▸ **Task**
Say how many lines include the word "this", using only a number.

▸ **Provided data**
* Begin *

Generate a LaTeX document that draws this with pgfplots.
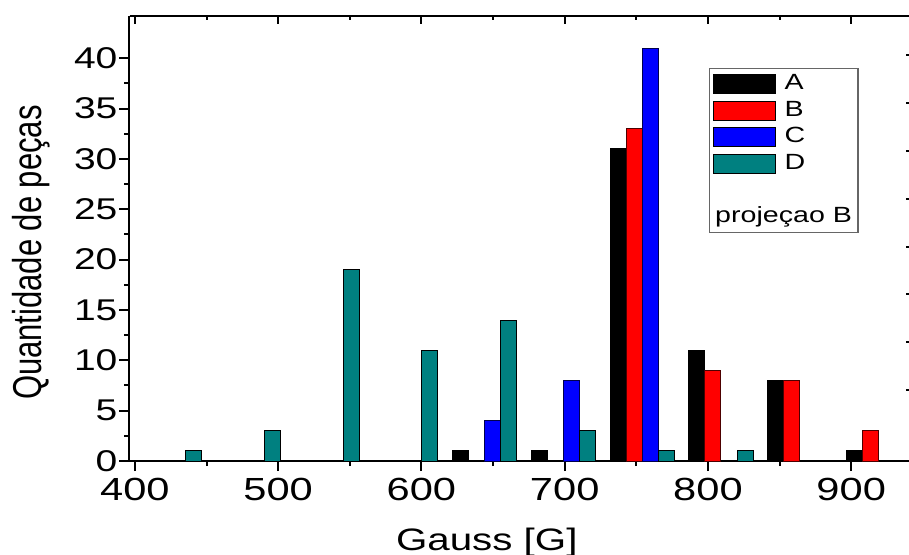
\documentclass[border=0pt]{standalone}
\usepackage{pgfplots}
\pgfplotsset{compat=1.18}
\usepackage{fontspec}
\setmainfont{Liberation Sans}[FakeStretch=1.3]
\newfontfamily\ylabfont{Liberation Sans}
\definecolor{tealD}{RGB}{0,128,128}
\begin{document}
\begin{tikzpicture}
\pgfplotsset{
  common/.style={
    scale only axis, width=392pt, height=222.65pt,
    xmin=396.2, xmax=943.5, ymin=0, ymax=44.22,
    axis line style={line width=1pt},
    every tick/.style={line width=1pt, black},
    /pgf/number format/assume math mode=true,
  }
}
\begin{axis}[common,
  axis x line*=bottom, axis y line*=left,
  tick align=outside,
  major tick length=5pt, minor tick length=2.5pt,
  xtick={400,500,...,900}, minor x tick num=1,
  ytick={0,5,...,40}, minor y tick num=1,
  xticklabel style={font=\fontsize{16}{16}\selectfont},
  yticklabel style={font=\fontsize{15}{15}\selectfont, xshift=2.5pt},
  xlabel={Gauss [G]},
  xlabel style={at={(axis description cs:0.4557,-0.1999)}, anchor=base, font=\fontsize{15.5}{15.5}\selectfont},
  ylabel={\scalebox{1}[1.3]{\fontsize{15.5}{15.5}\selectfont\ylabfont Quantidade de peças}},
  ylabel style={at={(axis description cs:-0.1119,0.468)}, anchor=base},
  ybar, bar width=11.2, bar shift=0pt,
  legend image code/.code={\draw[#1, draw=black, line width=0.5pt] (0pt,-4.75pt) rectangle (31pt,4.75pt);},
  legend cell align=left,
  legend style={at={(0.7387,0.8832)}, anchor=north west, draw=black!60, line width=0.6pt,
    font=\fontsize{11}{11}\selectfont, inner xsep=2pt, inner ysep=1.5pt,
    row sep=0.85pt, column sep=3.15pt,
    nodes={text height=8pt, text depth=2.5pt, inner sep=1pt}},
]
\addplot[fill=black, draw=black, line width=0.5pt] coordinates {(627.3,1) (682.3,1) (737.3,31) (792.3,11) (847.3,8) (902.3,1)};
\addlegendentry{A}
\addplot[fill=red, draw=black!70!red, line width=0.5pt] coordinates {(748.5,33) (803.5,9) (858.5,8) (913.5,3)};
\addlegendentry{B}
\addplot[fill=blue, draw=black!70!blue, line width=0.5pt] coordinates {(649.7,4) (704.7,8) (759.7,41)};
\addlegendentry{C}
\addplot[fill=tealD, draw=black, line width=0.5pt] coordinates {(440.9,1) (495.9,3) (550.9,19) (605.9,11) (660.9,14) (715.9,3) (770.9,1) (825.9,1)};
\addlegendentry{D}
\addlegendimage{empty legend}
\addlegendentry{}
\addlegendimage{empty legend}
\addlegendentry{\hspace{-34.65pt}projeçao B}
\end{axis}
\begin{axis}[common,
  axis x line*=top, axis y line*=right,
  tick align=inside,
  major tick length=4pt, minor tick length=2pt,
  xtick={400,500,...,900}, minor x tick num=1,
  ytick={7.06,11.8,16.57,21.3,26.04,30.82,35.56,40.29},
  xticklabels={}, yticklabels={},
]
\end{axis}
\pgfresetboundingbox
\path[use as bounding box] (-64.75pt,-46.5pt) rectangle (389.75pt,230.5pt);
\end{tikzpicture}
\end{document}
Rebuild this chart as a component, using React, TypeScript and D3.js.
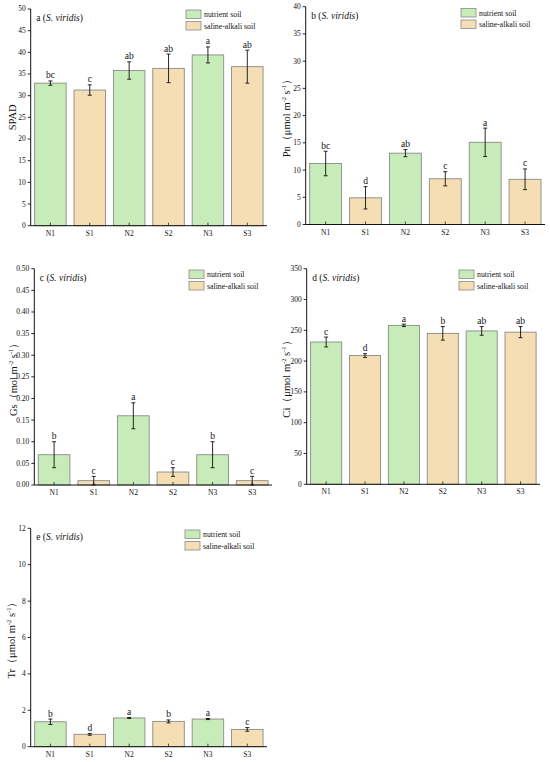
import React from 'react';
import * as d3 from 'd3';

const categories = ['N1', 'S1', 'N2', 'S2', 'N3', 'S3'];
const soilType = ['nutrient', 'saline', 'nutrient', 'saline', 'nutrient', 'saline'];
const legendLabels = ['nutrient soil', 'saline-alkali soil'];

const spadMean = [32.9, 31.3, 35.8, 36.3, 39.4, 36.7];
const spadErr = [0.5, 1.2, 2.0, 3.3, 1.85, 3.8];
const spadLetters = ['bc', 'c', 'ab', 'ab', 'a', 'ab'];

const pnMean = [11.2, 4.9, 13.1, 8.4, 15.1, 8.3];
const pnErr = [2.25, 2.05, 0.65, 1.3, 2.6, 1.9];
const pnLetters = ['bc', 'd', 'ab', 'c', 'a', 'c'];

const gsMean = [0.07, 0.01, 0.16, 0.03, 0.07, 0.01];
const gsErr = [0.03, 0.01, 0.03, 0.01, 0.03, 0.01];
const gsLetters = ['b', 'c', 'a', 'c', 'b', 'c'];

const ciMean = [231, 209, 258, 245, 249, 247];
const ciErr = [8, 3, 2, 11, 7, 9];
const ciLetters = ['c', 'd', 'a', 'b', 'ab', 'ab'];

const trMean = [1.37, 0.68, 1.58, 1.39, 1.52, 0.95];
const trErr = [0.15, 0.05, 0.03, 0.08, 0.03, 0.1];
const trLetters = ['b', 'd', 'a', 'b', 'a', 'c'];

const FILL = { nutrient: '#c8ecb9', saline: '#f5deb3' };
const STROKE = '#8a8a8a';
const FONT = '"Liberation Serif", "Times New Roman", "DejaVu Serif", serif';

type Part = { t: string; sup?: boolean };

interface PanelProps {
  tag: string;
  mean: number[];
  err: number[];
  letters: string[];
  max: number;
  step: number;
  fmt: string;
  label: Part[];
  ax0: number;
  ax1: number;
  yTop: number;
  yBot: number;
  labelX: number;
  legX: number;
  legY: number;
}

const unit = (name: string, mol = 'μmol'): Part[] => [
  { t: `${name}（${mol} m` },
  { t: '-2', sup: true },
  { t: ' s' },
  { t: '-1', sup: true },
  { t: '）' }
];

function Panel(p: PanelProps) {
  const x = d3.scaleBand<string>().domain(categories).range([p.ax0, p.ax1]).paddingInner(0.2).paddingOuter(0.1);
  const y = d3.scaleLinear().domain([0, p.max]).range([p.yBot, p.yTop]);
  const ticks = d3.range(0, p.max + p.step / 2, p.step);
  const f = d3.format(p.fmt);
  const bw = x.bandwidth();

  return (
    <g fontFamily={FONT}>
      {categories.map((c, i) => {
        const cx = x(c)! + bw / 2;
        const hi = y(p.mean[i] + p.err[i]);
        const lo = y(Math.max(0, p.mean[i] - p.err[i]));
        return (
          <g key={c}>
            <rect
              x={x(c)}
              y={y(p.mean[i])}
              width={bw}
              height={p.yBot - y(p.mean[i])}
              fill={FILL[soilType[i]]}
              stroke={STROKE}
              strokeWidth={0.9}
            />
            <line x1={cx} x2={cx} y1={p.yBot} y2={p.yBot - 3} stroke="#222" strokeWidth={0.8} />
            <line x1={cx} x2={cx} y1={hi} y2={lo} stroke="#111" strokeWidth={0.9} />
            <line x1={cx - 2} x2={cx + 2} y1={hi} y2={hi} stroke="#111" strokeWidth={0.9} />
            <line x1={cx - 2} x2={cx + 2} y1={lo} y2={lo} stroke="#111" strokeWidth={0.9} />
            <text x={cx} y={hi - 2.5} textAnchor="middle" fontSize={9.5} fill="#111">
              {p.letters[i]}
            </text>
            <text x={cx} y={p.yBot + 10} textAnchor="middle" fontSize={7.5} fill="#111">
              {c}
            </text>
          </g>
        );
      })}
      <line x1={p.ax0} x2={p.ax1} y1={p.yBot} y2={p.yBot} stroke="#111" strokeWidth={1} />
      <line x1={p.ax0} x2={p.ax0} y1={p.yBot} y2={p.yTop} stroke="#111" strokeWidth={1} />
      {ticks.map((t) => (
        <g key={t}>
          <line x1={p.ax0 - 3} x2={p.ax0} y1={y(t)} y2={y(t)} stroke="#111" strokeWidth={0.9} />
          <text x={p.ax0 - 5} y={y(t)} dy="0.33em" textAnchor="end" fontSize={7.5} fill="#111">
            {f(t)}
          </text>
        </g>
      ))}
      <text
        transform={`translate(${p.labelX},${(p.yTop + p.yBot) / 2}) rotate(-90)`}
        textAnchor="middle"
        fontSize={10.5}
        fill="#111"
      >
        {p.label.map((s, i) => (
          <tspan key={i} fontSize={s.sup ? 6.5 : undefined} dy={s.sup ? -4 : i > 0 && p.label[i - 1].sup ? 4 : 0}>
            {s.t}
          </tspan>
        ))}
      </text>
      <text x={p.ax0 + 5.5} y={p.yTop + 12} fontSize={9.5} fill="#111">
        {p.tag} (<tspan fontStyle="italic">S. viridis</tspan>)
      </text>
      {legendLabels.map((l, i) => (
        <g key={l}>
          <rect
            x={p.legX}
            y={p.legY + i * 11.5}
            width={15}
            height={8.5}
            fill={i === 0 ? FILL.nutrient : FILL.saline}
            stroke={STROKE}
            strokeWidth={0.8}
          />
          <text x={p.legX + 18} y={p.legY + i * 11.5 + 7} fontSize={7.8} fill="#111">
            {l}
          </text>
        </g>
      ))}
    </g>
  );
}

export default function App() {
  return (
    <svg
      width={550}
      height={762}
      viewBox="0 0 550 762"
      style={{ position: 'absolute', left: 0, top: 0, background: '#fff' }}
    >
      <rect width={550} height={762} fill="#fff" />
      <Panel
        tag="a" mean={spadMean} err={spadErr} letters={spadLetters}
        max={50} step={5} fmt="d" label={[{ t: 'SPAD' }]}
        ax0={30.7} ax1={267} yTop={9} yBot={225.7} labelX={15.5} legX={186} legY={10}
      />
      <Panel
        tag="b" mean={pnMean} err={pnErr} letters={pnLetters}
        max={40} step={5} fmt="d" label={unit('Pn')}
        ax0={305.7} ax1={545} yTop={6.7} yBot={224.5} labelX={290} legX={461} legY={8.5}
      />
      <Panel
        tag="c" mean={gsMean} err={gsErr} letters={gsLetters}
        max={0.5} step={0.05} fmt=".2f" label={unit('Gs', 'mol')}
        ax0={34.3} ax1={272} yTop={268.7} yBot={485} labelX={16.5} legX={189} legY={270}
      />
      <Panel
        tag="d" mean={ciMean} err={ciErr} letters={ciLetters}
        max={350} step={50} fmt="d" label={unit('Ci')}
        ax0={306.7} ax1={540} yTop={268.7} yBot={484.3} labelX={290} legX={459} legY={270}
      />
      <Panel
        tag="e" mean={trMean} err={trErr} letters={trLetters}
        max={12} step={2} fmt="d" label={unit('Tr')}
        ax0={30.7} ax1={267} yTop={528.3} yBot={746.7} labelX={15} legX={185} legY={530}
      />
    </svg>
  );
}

* End *

▸ **Task answer**
2